Che interrogativi si pone?
«Mi domando se Israele sia davvero un Paese così barbaro, peggiore di molti altri, peggiore del Libano, della Siria, del Pakistan, dell'Afghanistan, della Turchia. Mi sento a disagio perché questa situazione mi ricorda quanto è accaduto durante la Seconda Guerra Mondiale, vedo di nuovo una demonizzazione degli ebrei».
Molte persone criticano più, che gli ebrei, la situazione politica dello Stato d'Israele.
«Anch’io sono critico su molte cose, ma, ripeto, la condanna unanime è pericolosa. Secondo lei la Turchia è meglio di Israele? Più democratica? I sei milioni e mezzo di ebrei che vivono in questo Stato in qualche modo sono da condannare?».
Che cosa si dice in questi giorni in Israele, che cosa dicono gli intellettuali israeliani?
«Gli israeliani sono molto critici, anche più dei Paesi stranieri. Non è una sorpresa, perché qui siamo in una situazione di critica permanente su tutto. A cominciare dalle critiche all'interno di Israele che, per quanto spiacevoli possano essere, non sono così pericolose come la condanna di tutti. Ripeto, è questa che mi spaventa».
Non tutti gli altri intellettuali o scrittori israeliani la pensano però come lei.
«No. Credo che in grandissima maggioranza siano critici verso l'atteggiamento degli israeliani contro i palestinesi. Io non sono nato in Israele, sono stato in campo di concentramento e so bene che cosa significhi la condanna totale. In poche parole, vuol dire che Israele è una Paese barbaro che deve sparire».
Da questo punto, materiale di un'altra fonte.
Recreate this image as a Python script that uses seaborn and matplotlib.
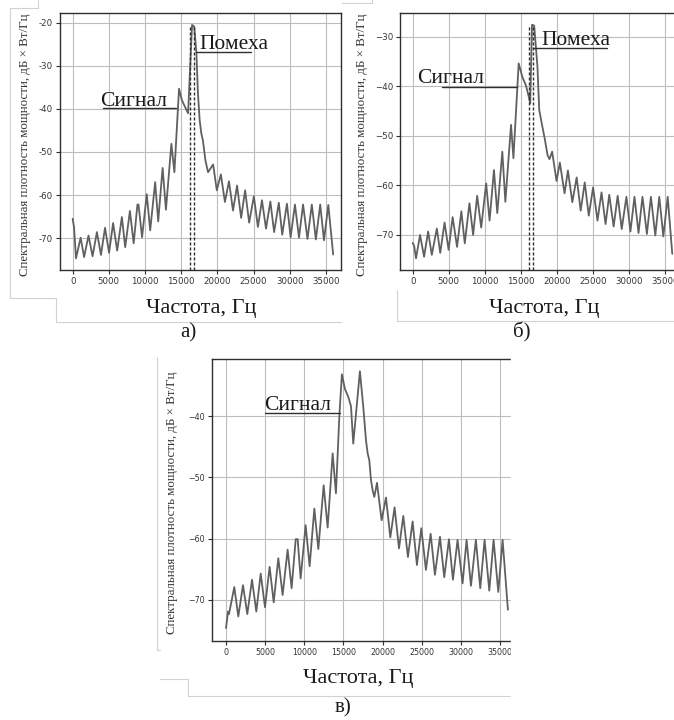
"""
Spectral power density of the received mixture, three cases (а, б, в).

Run::

    python plot.py
"""

import matplotlib

matplotlib.use("Agg")
import matplotlib.pyplot as plt                      # noqa: E402
import seaborn as sns                                # noqa: E402
from matplotlib.lines import Line2D                  # noqa: E402
from matplotlib.patches import Rectangle             # noqa: E402
from matplotlib.ticker import FuncFormatter, MultipleLocator  # noqa: E402

W, H = 674, 720
SERIF = ["Liberation Serif", "DejaVu Serif"]
CURVE = "#606060"
INK = "#2e2e2e"
FRAME = "#d2d2d2"

YLABEL = "Спектральная плотность мощности, дБ × Вт/Гц"
XLABEL = "Частота, Гц"
CAPTIONS = ["а)", "б)", "в)"]

# --- values: frequency, Hz / PSD, dB (peaks and troughs) ---
freq_a = [0, 190, 460, 1100, 1580, 2190, 2750, 3350, 3910, 4470, 5030, 5590,
          6150, 6800, 7260, 7910, 8430, 8950, 9100, 9590, 10240, 10710, 11400,
          11820, 12430, 12890, 13640, 14060, 14700, 15100, 15550, 15950, 16500,
          16800, 17100, 17300, 17550, 17780, 18000, 18340, 18710, 19410, 19920,
          20480, 21040, 21600, 22160, 22720, 23280, 23830, 24390, 25040, 25600,
          26160, 26720, 27320, 27840, 28490, 28960, 29610, 30120, 30720, 31280,
          31840, 32450, 33050, 33610, 34210, 34730, 35330, 36000]
psd_a = [-65.5, -67.5, -74.7, -69.9, -74.4, -69.4, -74.2, -68.6, -73.9, -67.6,
         -73.4, -66.5, -72.9, -65.1, -72.1, -63.7, -71.2, -62.2, -62.2, -69.8,
         -59.8, -68.2, -57.0, -66.1, -53.7, -63.4, -48.1, -54.7, -35.3, -38.0,
         -39.6, -41.0, -20.5, -20.9, -27.0, -36.0, -42.6, -45.7, -47.3, -51.9,
         -54.7, -52.9, -58.9, -55.2, -61.6, -56.8, -63.6, -57.8, -65.3, -58.9,
         -66.4, -60.3, -67.4, -61.2, -67.8, -61.5, -68.6, -61.8, -69.2, -62.0,
         -69.8, -62.2, -69.9, -62.2, -70.2, -62.2, -70.3, -62.2, -70.5, -62.3,
         -73.8]

freq_b = [0, 200, 460, 1020, 1580, 2140, 2650, 3350, 3820, 4420, 4980, 5540,
          6150, 6750, 7220, 7870, 8380, 8940, 9500, 10190, 10660, 11270, 11730,
          12430, 12850, 13640, 13970, 14700, 15200, 15700, 16150, 16300, 16550,
          16850, 17300, 17550, 17900, 18340, 18700, 18970, 19340, 19950, 20410,
          21060, 21530, 22140, 22740, 23300, 23860, 24420, 25020, 25630, 26190,
          26750, 27260, 27870, 28430, 28990, 29640, 30200, 30760, 31320, 31870,
          32480, 33040, 33650, 34200, 34760, 35370, 36000]
psd_b = [-71.6, -72.2, -74.7, -70.0, -74.4, -69.3, -74.0, -68.7, -73.6, -67.5,
         -73.0, -66.4, -72.4, -65.2, -71.7, -63.6, -70.0, -62.1, -68.5, -59.6,
         -67.1, -56.9, -65.6, -53.2, -63.3, -47.8, -54.5, -35.4, -38.1, -39.8,
         -42.4, -43.5, -27.6, -27.8, -36.0, -44.8, -47.5, -50.8, -53.9, -54.7,
         -53.2, -59.1, -55.4, -61.6, -57.0, -63.4, -58.4, -65.1, -59.4, -66.1,
         -60.4, -67.1, -61.4, -67.8, -61.9, -68.3, -62.1, -68.8, -62.3, -69.3,
         -62.3, -69.6, -62.3, -69.8, -62.3, -70.1, -62.3, -70.3, -62.3, -73.8]

freq_c = [0, 260, 380, 1060, 1570, 2170, 2720, 3320, 3870, 4430, 4980, 5570,
          6090, 6680, 7230, 7870, 8380, 8900, 9150, 9530, 10170, 10680, 11280,
          11790, 12470, 12980, 13620, 14040, 14470, 14800, 15190, 15620, 15960,
          16250, 17100, 17530, 17870, 18090, 18300, 18510, 18720, 18940, 19280,
          19870, 20430, 20980, 21530, 22090, 22640, 23230, 23830, 24380, 24940,
          25530, 26130, 26680, 27320, 27870, 28470, 28980, 29570, 30210, 30720,
          31280, 31910, 32470, 33020, 33620, 34170, 34770, 35320, 36000]
psd_c = [-74.6, -71.9, -72.3, -67.9, -72.7, -67.6, -72.3, -66.7, -71.9, -65.7,
         -71.2, -64.6, -70.4, -63.2, -69.2, -61.8, -68.1, -60.1, -60.1, -66.5,
         -57.8, -64.5, -55.1, -61.7, -51.3, -58.2, -46.1, -52.6, -40.1, -33.2,
         -35.6, -36.9, -38.4, -44.5, -32.7, -38.5, -43.9, -46.1, -47.2, -50.4,
         -52.1, -53.2, -50.9, -57.0, -53.3, -59.8, -54.9, -61.6, -56.3, -63.0,
         -57.2, -64.3, -58.3, -65.1, -59.2, -65.9, -59.7, -66.3, -60.1, -66.7,
         -60.2, -67.3, -60.2, -67.7, -60.2, -68.1, -60.2, -68.5, -60.2, -68.7,
         -60.2, -71.6]

# interference band markers (dashed) and the level they reach
band_a = [16250, 16800]
band_b = [16200, 16750]
band_top_a = -20.5
band_top_b = -27.8


def fig_rect(left, top, right, bottom):
    """Pixel box (from the top-left corner) -> figure fraction rect."""
    return [left / W, 1 - bottom / H, (right - left) / W, (bottom - top) / H]


def fig_xy(x, y):
    return x / W, 1 - y / H


def draw_panel(fig, box, freq, psd, xlim, ylim, tick_size, hyphen=False):
    ax = fig.add_axes(fig_rect(*box))
    sns.lineplot(x=freq, y=psd, ax=ax, color=CURVE, lw=1.3, zorder=3)
    ax.set_xlim(*xlim)
    ax.set_ylim(*ylim)
    ax.xaxis.set_major_locator(MultipleLocator(5000))
    ax.yaxis.set_major_locator(MultipleLocator(10))
    if hyphen:
        ax.yaxis.set_major_formatter(FuncFormatter(lambda v, _: f"{v:.0f}"))
    ax.grid(True, color="#bdbdbd", lw=0.8)
    ax.set_axisbelow(True)
    ax.set_xlabel("")
    ax.set_ylabel("")
    ax.tick_params(labelsize=tick_size, length=3, width=0.8, color=INK,
                   labelcolor="#333333", pad=2)
    for sp in ax.spines.values():
        sp.set_visible(True)
        sp.set_color(INK)
        sp.set_linewidth(1.0)
    return ax


def marker(ax, text, x_text, y_text, x0, x1, y_line):
    ax.text(x_text, y_text, text, family=SERIF, fontsize=15.5,
            color="#1a1a1a", ha="left", va="baseline", zorder=5)
    ax.plot([x0, x1], [y_line, y_line], color=INK, lw=1.0, zorder=5)


def frame(fig, pts):
    xs, ys = zip(*[fig_xy(x, y) for x, y in pts])
    fig.add_artist(Line2D(xs, ys, transform=fig.transFigure,
                          color=FRAME, lw=0.8))


def main() -> None:
    sns.set_style("ticks")
    plt.rcParams["font.family"] = ["DejaVu Sans"]

    fig = plt.figure(figsize=(W / 100, H / 100), dpi=100)

    # screenshot frames around the three pictures
    frame(fig, [(38, 0), (38, 8), (9.5, 8), (9.5, 298), (56, 298), (56, 322), (341, 322)])
    frame(fig, [(342, 3), (372, 3), (372, 0)])
    frame(fig, [(397, 290), (397, 321), (674, 321)])
    frame(fig, [(156.7, 357), (156.7, 650), (160, 650)])
    frame(fig, [(160, 679), (187.7, 679), (187.7, 696), (510, 696)])

    # а)
    ax_a = draw_panel(fig, (60, 13.3, 341, 270), freq_a, psd_a,
                      (-1751, 37083), (-77.4, -17.8), 6.2, hyphen=True)
    ax_a.vlines(band_a, -77.4, band_top_a, colors=INK, lw=1.0,
                linestyles=(0, (2.2, 1.4)), zorder=4)
    marker(ax_a, "Сигнал", 3777, -39.3, 4190, 14280, -39.9)
    marker(ax_a, "Помеха", 17500, -26.2, 17070, 24600, -26.8)

    # б)
    ax_b = draw_panel(fig, (400, 13.3, 690, 270), freq_b, psd_b,
                      (-1761, 38461), (-77.06, -25.3), 6.2)
    ax_b.vlines(band_b, -77.06, band_top_b, colors=INK, lw=1.0,
                linestyles=(0, (2.2, 1.4)), zorder=4)
    marker(ax_b, "Сигнал", 555, -39.4, 4020, 14420, -40.2)
    marker(ax_b, "Помеха", 17890, -31.7, 16730, 26900, -32.3)

    # в)
    ax_c = draw_panel(fig, (211.7, 359, 530, 641), freq_c, psd_c,
                      (-1826, 38820), (-76.7, -30.7), 5.7)
    marker(ax_c, "Сигнал", 4853, -39.0, 4980, 14560, -39.5)
    # the bottom picture is cropped on the right
    x0, y0 = fig_xy(511, 700)
    fig.add_artist(Rectangle((x0, y0), 1 - x0, (700 - 350) / H,
                             transform=fig.transFigure, color="white",
                             zorder=10))

    # axis titles and captions
    for x, y in ((25, 145), (361.7, 145), (171.7, 503)):
        fig.text(*fig_xy(x, y), YLABEL, rotation=90, family=SERIF,
                 fontsize=9.3, color="#333333", ha="center", va="center")
    for x, y in ((201, 309), (544, 309), (358, 678)):
        fig.text(*fig_xy(x, y), XLABEL, family=SERIF, fontsize=16,
                 color="#1a1a1a", ha="center", va="center")
    for (x, y), cap in zip(((188, 333), (522, 332), (343, 708)), CAPTIONS):
        fig.text(*fig_xy(x, y), cap, family=SERIF, fontsize=15,
                 color="#1a1a1a", ha="center", va="center", zorder=11)

    fig.savefig("out.png", dpi=100)
    plt.close(fig)


if __name__ == "__main__":
    main()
E questa situazione la angoscia?
«Mi rende triste, perché la situazione, come ho già detto prima, non è bianca o nera, non ci sono gli innocenti e i barbari. Mi aspettavo che la gente intelligente vedesse che ci sono varie tonalità in questa delicata situazione. Io non ho mai detto che Israele è un Paese perfetto, non lo è affatto, ma mi chiedo: esiste nel mondo un Paese perfetto? Ricordiamo sempre che, nella sua imperfezione, Israele è un Paese che ha delle leggi, dove non esiste il vandalismo».